Either way though, I'm wondering if you're seeing any errors on the entity pages of any of the 3 components? They should be propagated and displayed by the EntityProcessingErrorsPanel. Do double check that you have that one on your entity pages so that errors are properly visualized to users

jvilimek commented 2 years ago

Thanks for the hint about EntityProcessingErrorsPanel. I see the panel defined for the entity (kind=API) so the error (openAPI not available as the service was down for a while) might be there. In fact I have not checked this as our integration pipeline (that runs every night) was failing so we quickly identified the faulting entity.

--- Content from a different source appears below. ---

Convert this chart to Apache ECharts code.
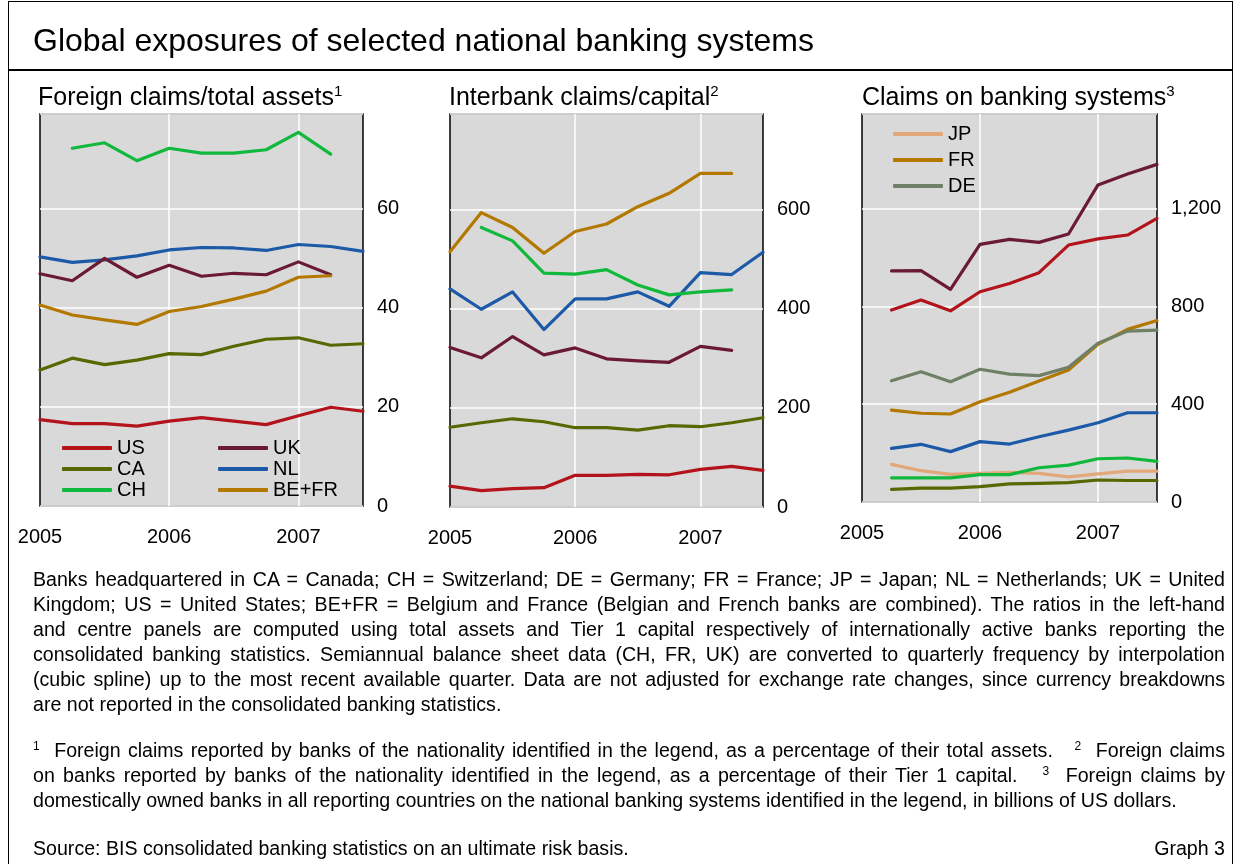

The culprit was, that other teams than the team with failing entity were updating their definitions and the changes were not updated to the catalog. So they were confused what was happening.

How about having some date&time of last update from the location (when the scaffolder runs the last time) so we know whenever there was an issue with it or not? How about a link to the last run&the result of it? How about logging the run as at the moment I do not see any errors in the logs..

Rugvip commented 2 years ago

Just to be sure, this is all to do with the catalog and catalog processing right? The scaffolder is something else that doesn't seem related to this 😅

There's not really a single run that can be logged, the entire catalog is a continuously updating thing doing small chunks of work. There is however feedback for the most recent updates of individual entities and locations, and that's what the EntityProcessingErrorsPanel surfaces. We've been discussing the creation of an error API endpoint for the catalog that lets you browse current processing errors, but nothing is in place there yet.

jvilimek commented 2 years ago

@Rugvip yep. Sorry for confusion. I was writing about the catalog processing jobs. I guess these jobs proces "locations" registered in catalog. Could be the issue that we have just few locations (like 4) defined with many components (either automatically generated or referrenced to many repositories)?

Anyway the API endpoint is nice yet not needed for us. Since we autogenerate some of the YAML definitions we run nightly jobs with validation of each definition. So we know when something fails. But it would great to keep updating the other components.

github-actions[bot] commented 2 years ago

This issue has been automatically marked as stale because it has not had recent activity. It will be closed if no further activity occurs. Thank you for your contributions.

zinizhu commented 2 weeks ago

What's Backstage's current behavior in the above scenario? For us we use a GitHub Discovery Provider with a blob that matches all entity YAML files in a monorepo, and it seems like one faulty entity can still block the processing of the other entities even today.